## What the task requires
Retype exactly what appears below from the line containing "Output the Python" down to the line containing "0.0098, 0.0094, 0.0172, 0.0731, 0.0995, 0.1441, 0.1849, 0.1892]", keeping both end lines. Do not include pictures.

## Figure scripts
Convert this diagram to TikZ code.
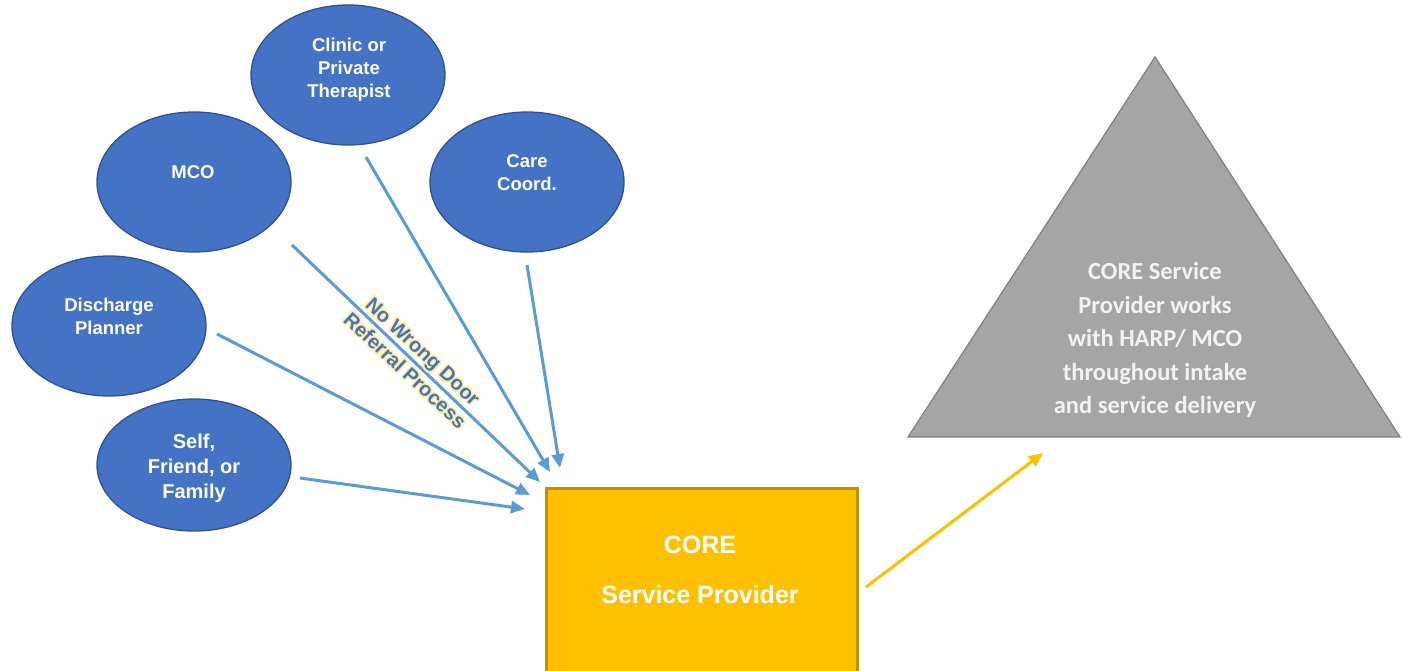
\documentclass[tikz,border=0pt]{standalone}
\usepackage{fontspec}
\setmainfont{Liberation Sans}
\newfontfamily\calibri{Carlito}
\usetikzlibrary{arrows.meta,shapes.geometric}
\definecolor{srcblue}{HTML}{4472C4}
\definecolor{srcedge}{HTML}{2F528F}
\definecolor{linkblue}{HTML}{5B9BD5}
\definecolor{coregold}{HTML}{FFC000}
\definecolor{coreedge}{HTML}{BF9000}
\definecolor{harpgray}{HTML}{A5A5A5}
\definecolor{harpedge}{HTML}{7F7F7F}
\definecolor{harptext}{HTML}{F2F2F2}
\definecolor{glowyellow}{HTML}{FFF0A0}
\definecolor{slogblue}{HTML}{4472C4}

\begin{document}
\begin{tikzpicture}[x=1pt,y=-1pt,
  source/.style={ellipse, draw=srcedge, line width=1.3pt, fill=srcblue,
    inner sep=0pt, minimum width=194pt, minimum height=140pt},
  srctext/.style={text=white, align=center, inner sep=0pt,
    font=\bfseries\fontsize{18.5}{23}\selectfont},
  referral/.style={draw=linkblue, line width=3pt,
    -{Triangle[length=14pt,width=12pt]}},
  corebox/.style={draw=coreedge, line width=2.5pt, fill=coregold,
    inner sep=0pt, anchor=north west},
  coretext/.style={text=white, inner sep=0pt,
    font=\bfseries\fontsize{25}{30}\selectfont},
  harpbox/.style={draw=harpedge, line width=1.2pt, fill=harpgray},
  harplabel/.style={text=harptext, align=center, inner sep=0pt,
    font=\calibri\bfseries\fontsize{24.5}{33.5}\selectfont},
  slogan/.style={align=center, inner sep=0pt, rotate=-43,
    font=\bfseries\fontsize{20}{26}\selectfont},
  handoff/.style={draw=coregold, line width=3pt,
    -{Triangle[length=14pt,width=12pt]}}]

\useasboundingbox (0,0) rectangle (1402,670);
\clip (0,0) rectangle (1402,670);

% referral sources
\node[source] (clinic) at (348,75) {};
\node[srctext] (clinic-label) at (349,70) {Clinic or\\Private\\Therapist};
\node[source] (mco) at (194,182) {};
\node[srctext] (mco-label) at (193,172) {MCO};
\node[source] (care) at (527,182) {};
\node[srctext] (care-label) at (527,173) {Care\\Coord.};
\node[source] (discharge) at (109,326) {};
\node[srctext] (discharge-label) at (109,316) {Discharge\\Planner};
\node[source, minimum height=132pt] (self) at (194,465) {};
\node[srctext, font=\bfseries\fontsize{20}{25}\selectfont] (self-label) at (194,468) {Self,\\Friend, or\\Family};

% CORE service provider box (runs past the lower edge)
\node[corebox, minimum width=311pt, minimum height=200pt] (core) at (545,487) {};
\node[coretext] (core-title) at (700,545) {CORE};
\node[coretext] (core-sub) at (700,595) {Service Provider};

% HARP / MCO triangle
\coordinate (apex) at (1155,57);
\coordinate (base-r) at (1400,437);
\coordinate (base-l) at (908,437);
\draw[harpbox] (apex) -- (base-r) -- (base-l) -- cycle;
\node[harplabel] (harp-label) at (1155,340)
  {CORE Service\\Provider works\\with HARP/ MCO\\throughout intake\\and service delivery};

% arrow end points
\coordinate (clinic-out) at (366,157);
\coordinate (clinic-in) at (550,472);
\coordinate (mco-out) at (292,245);
\coordinate (mco-in) at (540,482);
\coordinate (care-out) at (527,265);
\coordinate (care-in) at (560,468);
\coordinate (discharge-out) at (217,334);
\coordinate (discharge-in) at (530,495);
\coordinate (self-out) at (300,478);
\coordinate (self-in) at (525,509);
\coordinate (core-out) at (866,587);
\coordinate (harp-in) at (1043,453);

\draw[referral] (clinic-out) -- (clinic-in);
\draw[referral] (mco-out) -- (mco-in);
\draw[referral] (care-out) -- (care-in);
\draw[referral] (discharge-out) -- (discharge-in);
\draw[referral] (self-out) -- (self-in);
\draw[handoff] (core-out) -- (harp-in);

% soft yellow halo behind the slogan
\foreach \a [count=\i] in {0,45,...,315}
  \path (414,361) ++(\a:1.8) node[slogan, text=glowyellow] (glow\i)
    {No Wrong Door\\Referral Process};
\node[slogan, text=slogblue] (slogan) at (414,361) {No Wrong Door\\Referral Process};
\end{tikzpicture}
\end{document}
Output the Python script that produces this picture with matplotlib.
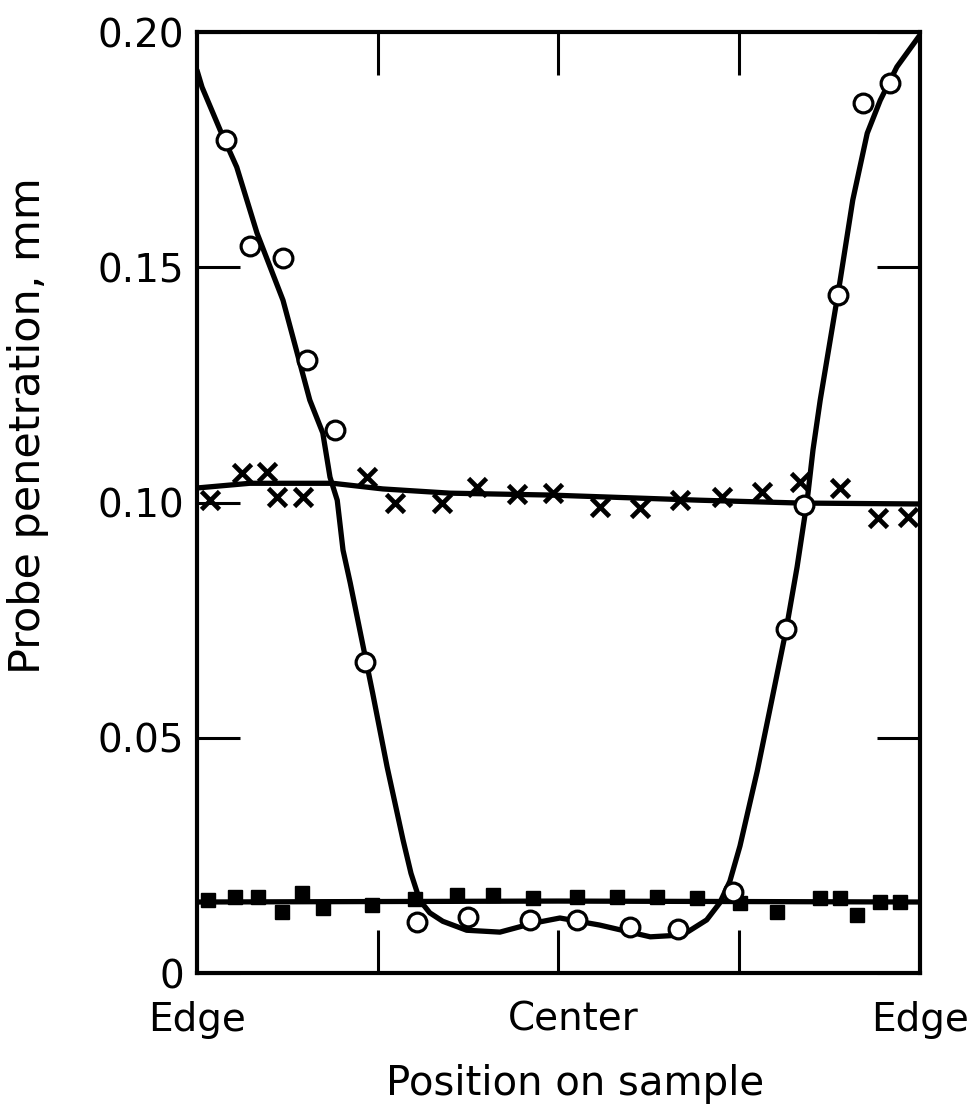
import matplotlib
matplotlib.use("Agg")
import matplotlib.pyplot as plt
from matplotlib.ticker import FixedLocator

# position across the sample, 0 = one edge, 1 = the other edge
circle_pos = [0.040, 0.074, 0.119, 0.152, 0.191, 0.232, 0.304, 0.375, 0.461, 0.526,
              0.599, 0.665, 0.741, 0.815, 0.840, 0.887, 0.921, 0.959]
circle_val = [0.1770, 0.1545, 0.1520, 0.1303, 0.1154, 0.0661, 0.0108, 0.0119, 0.0113, 0.0113,
              0.0098, 0.0094, 0.0172, 0.0731, 0.0995, 0.1441, 0.1849, 0.1892]

circle_curve_pos = [0.0, 0.007, 0.032, 0.055, 0.083, 0.119, 0.156, 0.174, 0.184, 0.194,
                    0.202, 0.212, 0.230, 0.243, 0.263, 0.285, 0.296, 0.308, 0.322, 0.340,
                    0.373, 0.419, 0.465, 0.502, 0.557, 0.627, 0.672, 0.705, 0.723, 0.737,
                    0.751, 0.775, 0.795, 0.815, 0.830, 0.844, 0.852, 0.862, 0.889, 0.907,
                    0.927, 0.945, 0.968, 1.0]
circle_curve_val = [0.1919, 0.1883, 0.1792, 0.1713, 0.1573, 0.1430, 0.1218, 0.1148, 0.1054, 0.1005,
                    0.0899, 0.0829, 0.0693, 0.0595, 0.0438, 0.0283, 0.0212, 0.0155, 0.0128, 0.0110,
                    0.0091, 0.0087, 0.0106, 0.0117, 0.0102, 0.0077, 0.0081, 0.0113, 0.0149, 0.0195,
                    0.0270, 0.0430, 0.0580, 0.0731, 0.0863, 0.1005, 0.1112, 0.1218, 0.1467, 0.1643,
                    0.1785, 0.1855, 0.1926, 0.1994]

cross_pos = [0.018, 0.062, 0.097, 0.111, 0.147, 0.235, 0.274, 0.339, 0.387, 0.443,
             0.492, 0.557, 0.613, 0.668, 0.726, 0.781, 0.834, 0.889, 0.942, 0.983]
cross_val = [0.1005, 0.1063, 0.1065, 0.1012, 0.1012, 0.1054, 0.0999, 0.0999, 0.1033, 0.1018,
             0.1020, 0.0990, 0.0988, 0.1005, 0.1012, 0.1022, 0.1044, 0.1031, 0.0967, 0.0969]

cross_curve_pos = [0.0, 0.073, 0.188, 0.257, 0.350, 0.488, 0.696, 0.834, 1.0]
cross_curve_val = [0.1031, 0.1041, 0.1041, 0.1029, 0.1020, 0.1016, 0.1005, 0.0999, 0.0997]

square_pos = [0.015, 0.053, 0.084, 0.118, 0.145, 0.174, 0.242, 0.302, 0.360, 0.409, 0.465,
              0.526, 0.581, 0.636, 0.692, 0.751, 0.802, 0.862, 0.889, 0.913, 0.945, 0.972]
square_val = [0.0155, 0.0162, 0.0162, 0.0130, 0.0170, 0.0138, 0.0145, 0.0157, 0.0166, 0.0166, 0.0159,
              0.0162, 0.0162, 0.0162, 0.0159, 0.0149, 0.0130, 0.0159, 0.0159, 0.0123, 0.0151, 0.0151]

square_curve_pos = [0.0, 0.5, 1.0]
square_curve_val = [0.0151, 0.0153, 0.0151]

y_ticks = [0, 0.05, 0.10, 0.15, 0.20]
y_labels = ["0", "0.05", "0.10", "0.15", "0.20"]
x_label_pos = [0.0, 0.52, 1.0]
x_labels = ["Edge", "Center", "Edge"]

plt.rcParams['font.family'] = ['DejaVu Sans']

fig = plt.figure(figsize=(9.78, 11.07), dpi=100)
ax = fig.add_axes([0.2014, 0.1210, 0.7393, 0.8500])

# fitted curves
ax.plot(square_curve_pos, square_curve_val, color='black', lw=3.8, zorder=2)
ax.plot(cross_curve_pos, cross_curve_val, color='black', lw=3.8, zorder=2)
ax.plot(circle_curve_pos, circle_curve_val, color='black', lw=3.8, zorder=2,
        solid_joinstyle='round', solid_capstyle='round')

# measured points
ax.plot(square_pos, square_val, ls='none', marker='s', ms=10.5, color='black', zorder=3)
ax.plot(cross_pos, cross_val, ls='none', marker='x', ms=12.5, mew=3.4, color='black', zorder=3)
ax.plot(circle_pos, circle_val, ls='none', marker='o', ms=13.5, mew=2.3,
        mfc='white', mec='black', zorder=4)

ax.set_xlim(0, 1)
ax.set_ylim(0, 0.20)

for sp in ax.spines.values():
    sp.set_linewidth(3.0)

ax.set_yticks(y_ticks)
ax.set_yticklabels(y_labels)
ax.tick_params(axis='y', direction='in', length=31, width=2.2, left=True, right=True,
               labelsize=28, pad=9)

ax.set_xticks(x_label_pos)
ax.set_xticklabels(x_labels)
ax.tick_params(axis='x', which='major', length=0, labelsize=28, pad=20)
ax.xaxis.set_minor_locator(FixedLocator([0.25, 0.5, 0.75]))
ax.tick_params(axis='x', which='minor', direction='in', length=31, width=2.2,
               top=True, bottom=True)

ax.set_xlabel("Position on sample", fontsize=29)
ax.set_ylabel("Probe penetration, mm", fontsize=31)
ax.xaxis.set_label_coords(0.523, -0.097)
ax.yaxis.set_label_coords(-0.205, 0.582)

fig.savefig("out.png", dpi=100, facecolor='white')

## Response
Output the Python script that produces this picture with matplotlib.
import matplotlib
matplotlib.use("Agg")
import matplotlib.pyplot as plt
from matplotlib.ticker import FixedLocator

# position across the sample, 0 = one edge, 1 = the other edge
circle_pos = [0.040, 0.074, 0.119, 0.152, 0.191, 0.232, 0.304, 0.375, 0.461, 0.526,
              0.599, 0.665, 0.741, 0.815, 0.840, 0.887, 0.921, 0.959]
circle_val = [0.1770, 0.1545, 0.1520, 0.1303, 0.1154, 0.0661, 0.0108, 0.0119, 0.0113, 0.0113,
              0.0098, 0.0094, 0.0172, 0.0731, 0.0995, 0.1441, 0.1849, 0.1892]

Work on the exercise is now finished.